As of yesterday, I've found myself in the position to compare various incarnations of the Audiolineoutdock. Since exposure to a loud sound-system has necessitated a rest for my ears, I haven't gotten involved in rigorous testing. Even so, I can make a few cursory observations:
Listening to Bill Evans's Waltz for Debby, I can hear a distinct difference between the Cotton Dock and a Turbodock III with Turbo-confected cable. Even so, I'm not certain everyone would hear the difference or benefit from it over time. Because the Turbo configuration is brighter, a case could be made that the Cotton Dock is less fatiguing. Then again, some listeners favor a brighter sound. For them, the upgrade might not be necessary.
Auditioning the top-of-the-line Singlepower at the National Meet has changed the way I evaluate reference audio equipment. In the past, I'd have associated a brighter sound with the brutal truth, and demanded that a brittle recording be reproduced in all its excruciating glory. However, hearing the Maestro ZR has afforded deep bass and balanced highs a loftier place in my reference criteria. There seems to be nothing particularly objective about privileging metallic sources and harsher setups. If anything, one dulls the mix slightly to compensate for shrill-sounding kit.
I still intend to check mixes against pedestrian equipment to be certain they translate to ordinary consumers' setups (perhaps my democratic/populist leanings are showing). But from now on, I'll bring whatever is necessary to allow my engineers to tune tracking and mixes to higher end equipment.
Which brings me to this brief observation re the Cotton Dock and Turbo Dock II/Turbo cable:
After a few auriclings, I realized the Cotton Dock's bass response is reliably deeper, its mids, more evenly spread, its highs, more balanced, than those of the Turbo or any other iPod setup I've ever heard. This is not the result of some pleasing form of degradation. No veil or visor has been placed over the iPod's highs; rather, the other frequencies are now more balanced in proportion. (I'd love to know how a mere cable accomplishes this.)
With the Turbodock, Evans's high runs and glissandos have an attractive sparkle that puts one in mind of an 80s Yamaha grand, with its deliberately thin shellacking and shallow-felted hammers. The upright bass sounds articulate and deep; sadly, the cymbals and hi-hat still seem digital casualties.
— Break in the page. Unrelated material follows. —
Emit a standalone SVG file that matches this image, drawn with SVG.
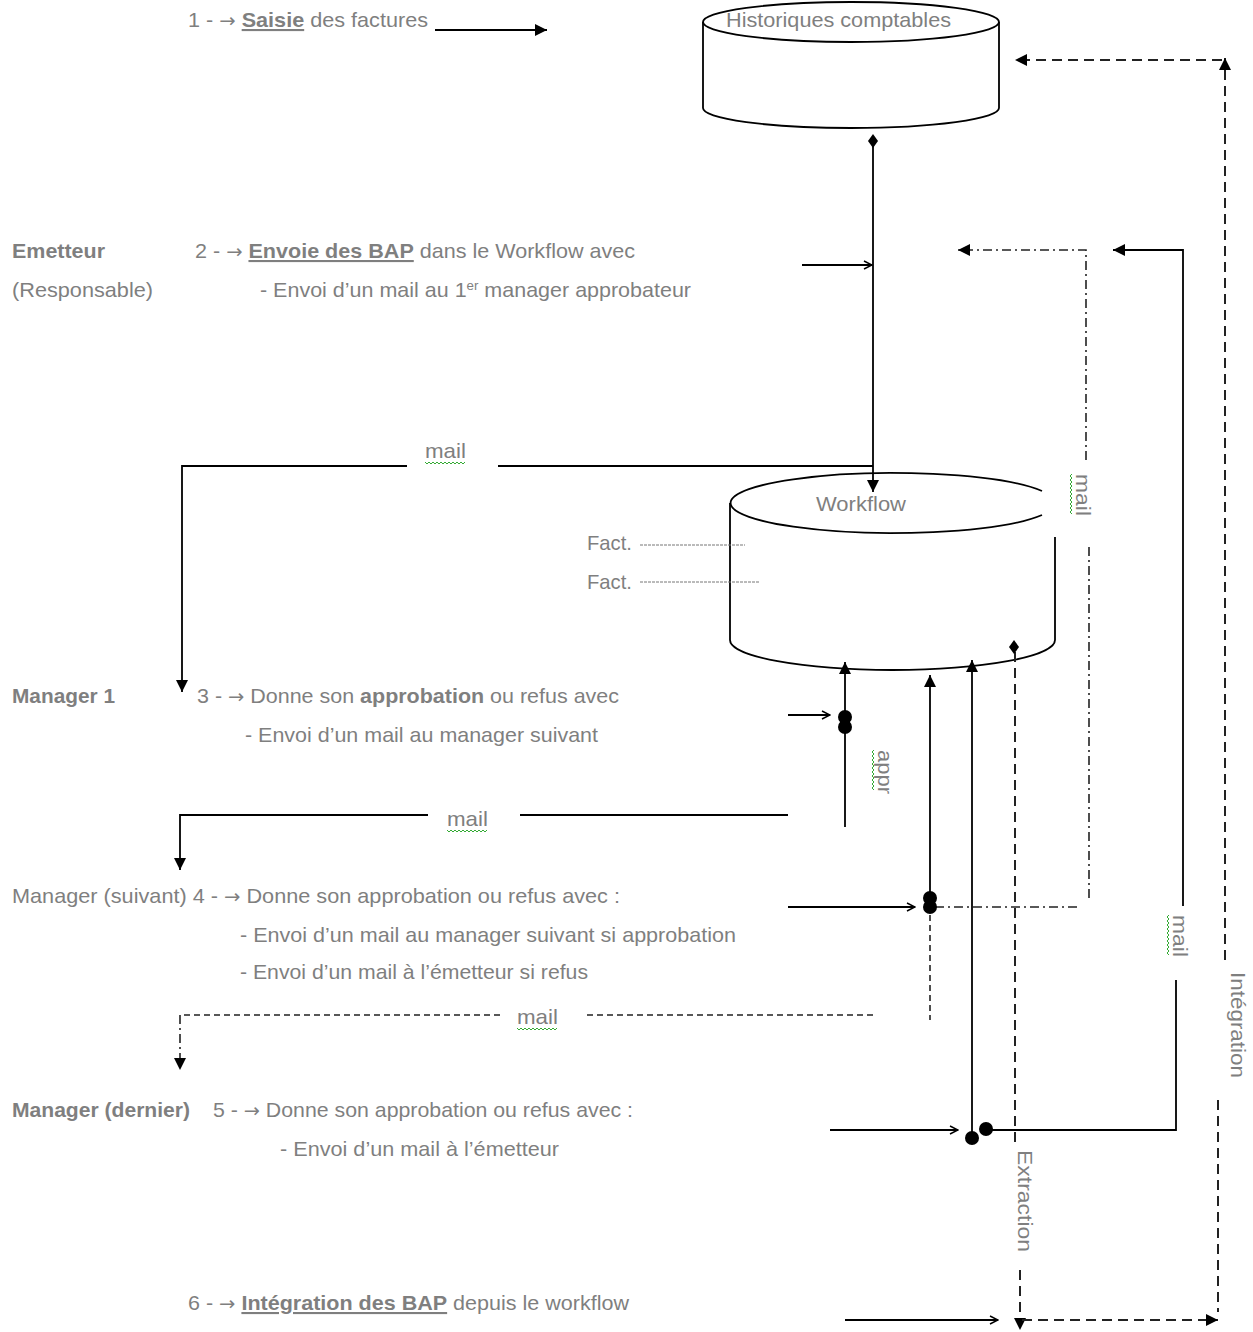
<svg xmlns="http://www.w3.org/2000/svg" width="1253" height="1332" viewBox="0 0 1253 1332">
<style>
.t{font-family:"Liberation Sans",Arial,sans-serif;font-size:21px;fill:#7f7f7f}
.b{font-weight:bold}
.u{text-decoration:underline}
.ar{font-family:"DejaVu Sans",sans-serif;font-size:19px}
.s{fill:none;stroke:#000;stroke-width:1.8}
.d{fill:none;stroke:#222;stroke-width:2;stroke-dasharray:10,6}
.dd{fill:none;stroke:#222;stroke-width:1.6;stroke-dasharray:9,4,2,4}
.m{fill:none;stroke:#222;stroke-width:1.6;stroke-dasharray:6,4}
.f{fill:none;stroke:#777;stroke-width:1;stroke-dasharray:3,1}
.cyl{fill:none;stroke:#000;stroke-width:1.8}
.sq{fill:none;stroke:#3a3;stroke-width:1}
.dot{fill:#000}
</style>
<defs>
<marker id="tri" viewBox="0 0 10 10" refX="10" refY="5" markerUnits="userSpaceOnUse" markerWidth="13" markerHeight="12" orient="auto"><path d="M0,0 L10,5 L0,10 z" fill="#000"/></marker>
<marker id="opn" viewBox="0 0 10 10" refX="9" refY="5" markerUnits="userSpaceOnUse" markerWidth="10" markerHeight="10" orient="auto"><path d="M1,1 L9,5 L1,9" fill="none" stroke="#000" stroke-width="1.5"/></marker>
<path id="wave" d="M0,0 l2,2 l2,-2 l2,2 l2,-2 l2,2 l2,-2 l2,2 l2,-2 l2,2 l2,-2 l2,2 l2,-2 l2,2 l2,-2 l2,2 l2,-2 l2,2 l2,-2 l2,2 l2,-2"/>
</defs>

<g id="historiques">
<ellipse class="cyl" cx="851" cy="22" rx="148" ry="20" fill="#fff"/>
<path class="cyl" d="M703,22 V108 A148,20 0 0 0 999,108 V22"/>
<text class="t" x="726" y="27" textLength="225" lengthAdjust="spacingAndGlyphs">Historiques comptables</text>
</g>

<g id="workflow">
<path class="cyl" d="M1042,491 A162.5,30 0 1 0 1042,515"/>
<path class="cyl" d="M730,503 V640 A162.5,30 0 0 0 1055,640 V537"/>
<text class="t" x="816" y="511" textLength="90" lengthAdjust="spacingAndGlyphs">Workflow</text>
<text class="t" x="587" y="550" textLength="45" lengthAdjust="spacingAndGlyphs">Fact.</text>
<path class="f" d="M640,545 H745"/>
<text class="t" x="587" y="589" textLength="45" lengthAdjust="spacingAndGlyphs">Fact.</text>
<path class="f" d="M640,582 H760"/>
</g>

<g id="step1">
<text class="t" x="188" y="27" textLength="240" lengthAdjust="spacingAndGlyphs">1 - <tspan class="ar">→</tspan> <tspan class="b u">Saisie</tspan> des factures</text>
</g>

<g id="emetteur">
<text class="t b" x="12" y="258" textLength="93" lengthAdjust="spacingAndGlyphs">Emetteur</text>
<text class="t" x="12" y="297" textLength="141" lengthAdjust="spacingAndGlyphs">(Responsable)</text>
<text class="t" x="195" y="258" textLength="440" lengthAdjust="spacingAndGlyphs">2 - <tspan class="ar">→</tspan> <tspan class="b u">Envoie des BAP</tspan> dans le Workflow avec</text>
<text class="t" x="260" y="297" textLength="431" lengthAdjust="spacingAndGlyphs">- Envoi d’un mail au 1<tspan dy="-7" font-size="13">er</tspan><tspan dy="7"> manager approbateur</tspan></text>
</g>

<g id="manager1">
<text class="t b" x="12" y="703" textLength="103" lengthAdjust="spacingAndGlyphs">Manager 1</text>
<text class="t" x="197" y="703" textLength="422" lengthAdjust="spacingAndGlyphs">3 - <tspan class="ar">→</tspan> Donne son <tspan class="b">approbation</tspan>  ou refus avec</text>
<text class="t" x="245" y="742" textLength="353" lengthAdjust="spacingAndGlyphs">- Envoi d’un mail au manager suivant</text>
</g>

<g id="manager-suivant">
<text class="t" x="12" y="903" textLength="608" lengthAdjust="spacingAndGlyphs">Manager (suivant)  4 - <tspan class="ar">→</tspan> Donne son approbation ou refus avec :</text>
<text class="t" x="240" y="942" textLength="496" lengthAdjust="spacingAndGlyphs">- Envoi d’un mail au manager suivant  si approbation</text>
<text class="t" x="240" y="979" textLength="348" lengthAdjust="spacingAndGlyphs">- Envoi d’un mail à l’émetteur si refus</text>
</g>

<g id="manager-dernier">
<text class="t b" x="12" y="1117" textLength="178" lengthAdjust="spacingAndGlyphs">Manager (dernier)</text>
<text class="t" x="213" y="1117" textLength="420" lengthAdjust="spacingAndGlyphs">5 - <tspan class="ar">→</tspan> Donne son approbation ou refus avec :</text>
<text class="t" x="280" y="1156" textLength="279" lengthAdjust="spacingAndGlyphs">- Envoi d’un mail à l’émetteur</text>
</g>

<g id="step6">
<text class="t" x="188" y="1310" textLength="441" lengthAdjust="spacingAndGlyphs">6 - <tspan class="ar">→</tspan> <tspan class="b u">Intégration des BAP</tspan> depuis le workflow</text>
</g>

<g id="connectors">
<path class="s" d="M435,30 H547" marker-end="url(#tri)"/>
<path class="s" d="M873,141 V492" marker-end="url(#tri)"/>
<polygon points="873,134 878,141 873,148 868,141" fill="#000"/>
<path class="s" d="M802,265 H872" marker-end="url(#opn)"/>

<path class="dd" d="M1086,460 V250 H958" marker-end="url(#tri)"/>
<path class="dd" d="M935,907 H1080"/>
<path class="dd" d="M1089,898 V545"/>

<path class="s" d="M1183,906 V250 H1113" marker-end="url(#tri)"/>
<path class="s" d="M1176,980 V1130 H986"/>

<path class="s" d="M873,466 H498"/>
<path class="s" d="M407,466 H182 V692" marker-end="url(#tri)"/>

<path class="s" d="M788,715 H830" marker-end="url(#opn)"/>
<path class="s" d="M845,827 V662" marker-end="url(#tri)"/>
<circle class="dot" cx="845" cy="717" r="7"/>
<circle class="dot" cx="845" cy="727" r="7"/>

<path class="s" d="M788,815 H520"/>
<path class="s" d="M428,815 H180 V870" marker-end="url(#tri)"/>

<path class="s" d="M788,907 H915" marker-end="url(#opn)"/>
<path class="s" d="M930,895 V675" marker-end="url(#tri)"/>
<path class="m" d="M930,915 V1020"/>
<circle class="dot" cx="930" cy="898" r="7"/>
<circle class="dot" cx="930" cy="907" r="7"/>

<path class="m" d="M873,1015 H583"/>
<path class="m" d="M500,1015 H180"/>
<path class="dd" d="M180,1015 V1070" marker-end="url(#tri)"/>

<path class="s" d="M972,1138 V660" marker-end="url(#tri)"/>
<path class="s" d="M830,1130 H958" marker-end="url(#opn)"/>
<circle class="dot" cx="972" cy="1138" r="7"/>
<circle class="dot" cx="986" cy="1129" r="7"/>

<path class="d" d="M1015,652 V1145"/>
<polygon points="1014,640 1019,647 1014,654 1009,647" fill="#000"/>
<path class="d" d="M1020,1270 V1330" marker-end="url(#tri)"/>
<path class="d" d="M1022,1320 H1218" marker-end="url(#tri)"/>
<path class="d" d="M1218,1100 V1312"/>
<path class="d" d="M1225,960 V58" marker-end="url(#tri)"/>
<path class="d" d="M1222,60 H1015" marker-end="url(#tri)"/>

<path class="s" d="M845,1320 H998" marker-end="url(#opn)"/>
</g>

<g id="labels">
<text class="t" x="425" y="458" textLength="41" lengthAdjust="spacingAndGlyphs">mail</text>
<use href="#wave" class="sq" x="425" y="462"/>
<text class="t" x="447" y="826" textLength="41" lengthAdjust="spacingAndGlyphs">mail</text>
<use href="#wave" class="sq" x="447" y="830"/>
<text class="t" x="517" y="1024" textLength="41" lengthAdjust="spacingAndGlyphs">mail</text>
<use href="#wave" class="sq" x="517" y="1028"/>
<g transform="translate(1076,474) rotate(90)">
<text class="t" x="0" y="0" textLength="42" lengthAdjust="spacingAndGlyphs">mail</text>
<use href="#wave" class="sq" x="0" y="4"/>
</g>
<g transform="translate(878,750) rotate(90)">
<text class="t" x="0" y="0" textLength="44" lengthAdjust="spacingAndGlyphs">appr</text>
<use href="#wave" class="sq" x="0" y="4"/>
</g>
<g transform="translate(1173,915) rotate(90)">
<text class="t" x="0" y="0" textLength="42" lengthAdjust="spacingAndGlyphs">mail</text>
<use href="#wave" class="sq" x="0" y="4"/>
</g>
<g transform="translate(1018,1150) rotate(90)">
<text class="t" x="0" y="0" textLength="102" lengthAdjust="spacingAndGlyphs">Extraction</text>
</g>
<g transform="translate(1231,972) rotate(90)">
<text class="t" x="0" y="0" textLength="106" lengthAdjust="spacingAndGlyphs">Intégration</text>
</g>
</g>
</svg>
With the Cotton Dock, however, the piano resonates more deeply and its attack acquires mediating overtones. The upright bass, while retaining articulation in the high attack transients, now plunges deeper. Those glitttering brass plates sound far less grating, though no less accurate.
Greater time with these cables will reveal whether any of my impressions are qualified by the placebo glitz effect (Ken's cables look beautiful and are expensive, therefore, one wants them to sound the best). However, my initial experience suggests the Cotton Dock's superiority is not some case of audiophile voodoo. I'm not even going to address the difference between the Zu Mobius Pivot and Ken's Cotton dock-to-RCA LOD yet. The LOD sounded leagues better than the Pivot through my XP-7, but I need more time with that setup to pinpoint the reasons for the difference.
These observations are perfunctory and might change over time. I haven't even contacted the manufacturer about any of this yet: I wanted to post here first, since I imagine he'd prefer it that way.